Generational insecurity locks horns with machismo in this hybrid collection of personal journalism and first-person profiles.
Believer and n+1 essayist Russell is a type of millennial George Plimpton: the nerd conquering his fears by plunging into the unknown. “I have come to fetishize opaque brutes,” writes the author, who proceeds to meet some cautionary examples. He visited the annual Gathering of the Juggalos, the subculture of Insane Clown Posse fans—people who “weren’t born into the respectable middle class and didn’t see a path that led there, so they said fuck it.” Russell spent an even scarier amount of time with Tim Friede, who regularly gets bitten by poisonous snakes as he pursues his long-term goal of developing a “Swiss-army immune system.” Another superhuman, hockey legend John Brophy, explained to Russell how he spent a lifetime cracking heads on the ice without losing his own in the process. The author also took a class in gory special effects makeup with Hollywood’s “Sultan of Splatter” Tom Savini. On a remote Australian isle, he met a former marketing executive–turned–modern-day Robinson Crusoe. In between these and other essays, Russell weaves together his own story, focused mainly on growing up with his loudmouth Vietnam vet father, who was constantly trying to beef up the kid’s testosterone (“He thought it was important that I should greet Death as part of my morning routine”).
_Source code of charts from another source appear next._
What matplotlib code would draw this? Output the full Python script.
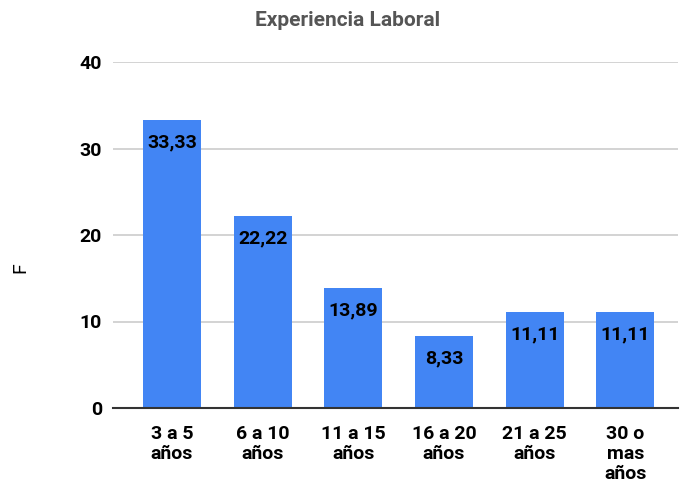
import matplotlib
matplotlib.use("Agg")
import matplotlib.pyplot as plt

categories = ["3 a 5\naños", "6 a 10\naños", "11 a 15\naños", "16 a 20\naños",
              "21 a 25\naños", "30 o\nmas\naños"]
values = [33.33, 22.22, 13.89, 8.33, 11.11, 11.11]
yticks = [0, 10, 20, 30, 40]

BLUE = "#4285F4"
plt.rcParams["font.family"] = ["Roboto", "DejaVu Sans"]

fig = plt.figure(figsize=(6.8, 4.84), dpi=100)
ax = fig.add_axes([113 / 680, 76 / 484, (678 - 113) / 680, (408 - 62) / 484])

x = list(range(len(values)))
ax.bar(x, values, width=0.64, color=BLUE, zorder=3)
for xi, v in zip(x, values):
    ax.annotate(f"{v:.2f}".replace(".", ","), (xi, v), xytext=(0, -10),
                textcoords="offset points", ha="center", va="top",
                fontsize=14, fontweight="bold", color="black", zorder=4)

ax.set_xlim(-0.65, 5.58)
ax.set_ylim(0, 40)
ax.set_yticks(yticks)
ax.set_yticklabels([str(t) for t in yticks], fontsize=14, fontweight="bold")
ax.set_xticks(x)
ax.set_xticklabels(categories, fontsize=14, fontweight="bold", linespacing=1.15,
                   va="top")
ax.tick_params(axis="both", length=0, pad=8, colors="black")
ax.tick_params(axis="x", pad=12)
ax.grid(axis="y", color="#cccccc", linewidth=1.2, zorder=0)
for s in ["top", "right", "left"]:
    ax.spines[s].set_visible(False)
ax.spines["bottom"].set_color("#333333")
ax.spines["bottom"].set_linewidth(1.5)
ax.spines["bottom"].set_zorder(5)

fig.text(348 / 680, 1 - 21 / 484, "Experiencia Laboral", ha="center", va="center",
         fontsize=15, fontweight="bold", color="#555555")
fig.text(20 / 680, 1 - 268 / 484, "F", ha="center", va="center", rotation=90,
         fontsize=14, color="black")

fig.savefig("out.png", dpi=100)
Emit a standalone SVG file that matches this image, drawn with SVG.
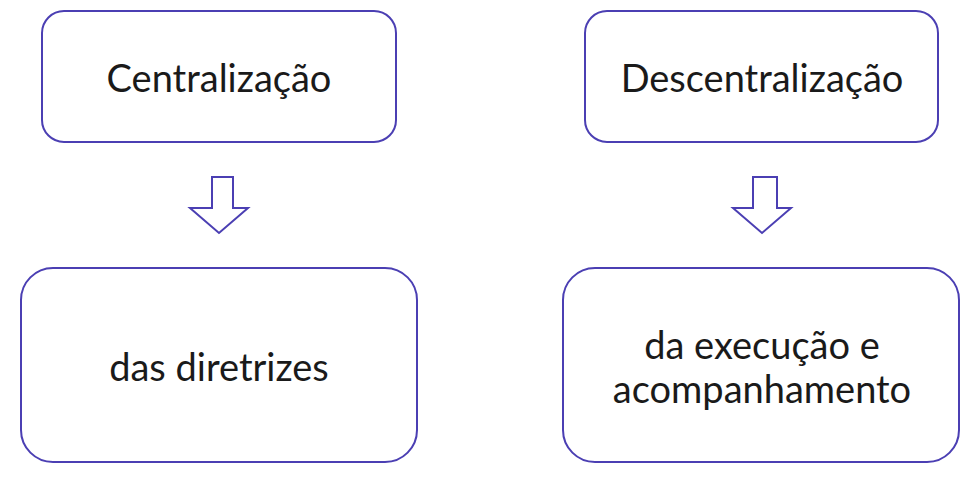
<svg xmlns="http://www.w3.org/2000/svg" width="978" height="478" viewBox="0 0 978 478">
<style>
.box{fill:#ffffff;stroke:#4b3fb3;stroke-width:2}
.arr{fill:#ffffff;stroke:#4b3fb3;stroke-width:2;stroke-linejoin:miter}
text{font-family:Lato,"Noto Sans",sans-serif;font-size:38px;fill:#1a1a1a;text-anchor:middle}
</style>
<rect width="978" height="478" fill="#ffffff"/>
<g id="centralizacao">
<rect class="box" x="42" y="11" width="354" height="131" rx="22"/>
<text x="219" y="92">Centralização</text>
</g>
<g id="descentralizacao">
<rect class="box" x="585" y="11" width="353" height="131" rx="22"/>
<text x="762" y="92">Descentralização</text>
</g>
<g id="diretrizes">
<rect class="box" x="21" y="268" width="396" height="194" rx="32"/>
<text x="219" y="381">das diretrizes</text>
</g>
<g id="execucao">
<rect class="box" x="563" y="268" width="396" height="194" rx="32"/>
<text x="762" y="359">da execução e</text>
<text x="762" y="403">acompanhamento</text>
</g>
<g id="connectors">
<path class="arr" d="M212,177 H233 V208 H248 L219,233 L190,208 H212 Z"/>
<path class="arr" d="M753,177 H777 V208 H791 L762,233 L733,208 H753 Z"/>
</g>
</svg>
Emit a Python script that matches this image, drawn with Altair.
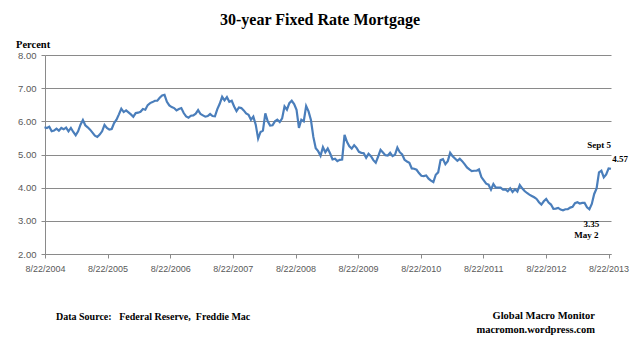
import altair as alt
import pandas as pd

# ---------------- text ----------------
title_text = "30-year Fixed Rate Mortgage"
y_unit_text = "Percent"
source_text = "Data Source:\u00a0\u00a0 Federal Reserve,\u00a0 Freddie Mac"
brand_text = "Global Macro Monitor"
site_text = "macromon.wordpress.com"

# ---------------- data (bi-weekly readings, Thursdays) ----------------
start_date = "2004-08-19"
rates_2004 = [5.82, 5.80, 5.84, 5.70, 5.72, 5.78, 5.72, 5.80, 5.76, 5.81]
rates_2005 = [5.70, 5.80, 5.68, 5.58, 5.70, 5.90, 6.04, 5.88, 5.82, 5.75, 5.66, 5.57, 5.53,
              5.60, 5.70, 5.89, 5.80, 5.75, 5.77, 5.95, 6.05, 6.21, 6.38, 6.28, 6.33, 6.27]
rates_2006 = [6.21, 6.14, 6.25, 6.26, 6.29, 6.37, 6.35, 6.49, 6.55, 6.58, 6.62, 6.62, 6.71,
              6.78, 6.80, 6.59, 6.48, 6.43, 6.40, 6.33, 6.37, 6.40, 6.25, 6.15, 6.11, 6.17]
rates_2007 = [6.18, 6.23, 6.34, 6.22, 6.18, 6.14, 6.16, 6.22, 6.16, 6.15, 6.37, 6.53, 6.74,
              6.63, 6.73, 6.59, 6.62, 6.45, 6.31, 6.42, 6.40, 6.33, 6.24, 6.20, 6.05, 6.14]
rates_2008 = [5.90, 5.48, 5.68, 5.72, 6.24, 6.00, 5.87, 5.88, 6.00, 6.05, 5.98, 6.09, 6.45,
              6.35, 6.55, 6.62, 6.52, 6.35, 5.80, 6.05, 6.00, 6.46, 6.30, 6.04, 5.53, 5.19]
rates_2009 = [5.10, 4.96, 5.22, 5.07, 5.18, 5.03, 4.85, 4.87, 4.80, 4.84, 4.85, 5.59, 5.38,
              5.25, 5.18, 5.28, 5.20, 5.08, 5.05, 5.04, 4.90, 5.02, 4.95, 4.83, 4.75, 4.94, 5.14]
rates_2010 = [5.06, 4.98, 4.97, 5.05, 4.95, 4.99, 5.21, 5.07, 5.00, 4.84, 4.79, 4.75, 4.58,
              4.57, 4.54, 4.44, 4.36, 4.35, 4.37, 4.27, 4.21, 4.17, 4.39, 4.46, 4.83, 4.86]
rates_2011 = [4.71, 4.80, 5.05, 4.95, 4.88, 4.81, 4.87, 4.80, 4.71, 4.61, 4.55, 4.50, 4.51,
              4.51, 4.55, 4.32, 4.22, 4.12, 4.09, 3.94, 4.11, 4.00, 4.00, 4.00, 3.94, 3.95]
rates_2012 = [3.89, 3.98, 3.87, 3.95, 3.88, 4.08, 3.98, 3.90, 3.84, 3.79, 3.75, 3.71, 3.66,
              3.56, 3.49, 3.59, 3.66, 3.55, 3.49, 3.36, 3.37, 3.39, 3.34, 3.32, 3.35, 3.35]
rates_2013 = [3.40, 3.42, 3.53, 3.56, 3.52, 3.54, 3.54, 3.41, 3.35, 3.51, 3.81, 3.98, 4.46,
              4.51, 4.31, 4.40, 4.58, 4.57]

rates = (rates_2004 + rates_2005 + rates_2006 + rates_2007 + rates_2008 + rates_2009
         + rates_2010 + rates_2011 + rates_2012 + rates_2013)
dates = pd.date_range(start_date, periods=len(rates), freq="14D")
df = pd.DataFrame({"date": dates, "rate": rates})

tick_years = [2004, 2005, 2006, 2007, 2008, 2009, 2010, 2011, 2012, 2013]
y_ticks = [2, 3, 4, 5, 6, 7, 8]

ann_dates = ["2013-09-05", "2013-09-05", "2013-05-02", "2013-05-02"]
ann_values = [4.57, 4.57, 3.35, 3.35]
ann_labels = ["Sept 5", "4.57", "3.35", "May 2"]
ann_df = pd.DataFrame({"date": pd.to_datetime(ann_dates), "rate": ann_values, "label": ann_labels})

# ---------------- style ----------------
SERIF = "Liberation Serif"
SANS = "Liberation Sans"
AXIS_GREY = "#8a8a8a"
LABEL_GREY = "#595959"
W, H = 566, 199

x_scale = alt.Scale(domain=[alt.DateTime(year=2004, month=8, date=22),
                            alt.DateTime(year=2013, month=9, date=5)], nice=False)
y_scale = alt.Scale(domain=[2, 8], nice=False, zero=False)

x_axis = alt.Axis(values=[alt.DateTime(year=y, month=8, date=22) for y in tick_years],
                  format="%-m/%d/%Y", title=None, grid=False, tickSize=4, labelPadding=6,
                  labelFont=SANS, labelFontSize=9, labelColor=LABEL_GREY,
                  domainColor=AXIS_GREY, tickColor=AXIS_GREY, labelFlush=False,
                  labelOverlap=False)
y_axis = alt.Axis(values=y_ticks, format=".2f", title=None, grid=True, gridColor=AXIS_GREY,
                  gridWidth=1, tickSize=4, labelPadding=5, labelFont=SANS, labelFontSize=9.5,
                  labelColor=LABEL_GREY, domainColor=AXIS_GREY, tickColor=AXIS_GREY,
                  labelOverlap=False)


def xe():
    return alt.X("date:T", scale=x_scale, axis=x_axis)


def ye():
    return alt.Y("rate:Q", scale=y_scale, axis=y_axis)


line = alt.Chart(df).mark_line(color="#4A7EBB", strokeWidth=2.2).encode(x=xe(), y=ye())

offsets = {"Sept 5": (-12, -24), "4.57": (9, -10), "3.35": (2, 15), "May 2": (-3, 26)}
ann_layers = []
for lab in ann_labels:
    dx, dy = offsets[lab]
    ann_layers.append(
        alt.Chart(ann_df).transform_filter(alt.datum.label == lab)
        .mark_text(font=SERIF, fontWeight="bold", fontSize=9, color="black",
                   dx=dx, dy=dy, baseline="middle", align="center")
        .encode(x=xe(), y=ye(), text="label:N")
    )


def label(text, x, y, size, align="left"):
    return alt.Chart(pd.DataFrame({"t": [text]})).mark_text(
        font=SERIF, fontWeight="bold", fontSize=size, color="black",
        align=align, baseline="alphabetic"
    ).encode(text="t:N", x=alt.value(x), y=alt.value(y))


texts = [
    label(title_text, 275, -30, 16, "center"),
    label(y_unit_text, -29, -7.5, 10.5),
    label(source_text, 11, 265, 10),
    label(brand_text, 550, 264, 10.5, "right"),
    label(site_text, 550, 278, 10.5, "right"),
]

chart = alt.layer(line, *ann_layers, *texts).properties(
    width=W, height=H,
    autosize=alt.AutoSizeParams(type="none"),
    padding={"left": 37, "top": 47, "right": 21, "bottom": 100},
    background="white",
).configure_view(stroke=None)

chart.save("out.html", embed_options={"renderer": "svg", "actions": False})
Russell is an observant, skillful and funny writer who draws out the essence of each person he meets, but the framing device—in which each story becomes another chapter in his own process of self-realization—becomes a wearying shtick. Russell himself, staggering between ironic detachment and overt pathos, ultimately becomes a grating witness to his own life.
An ambitious but patchy debut, better in parts than as a whole.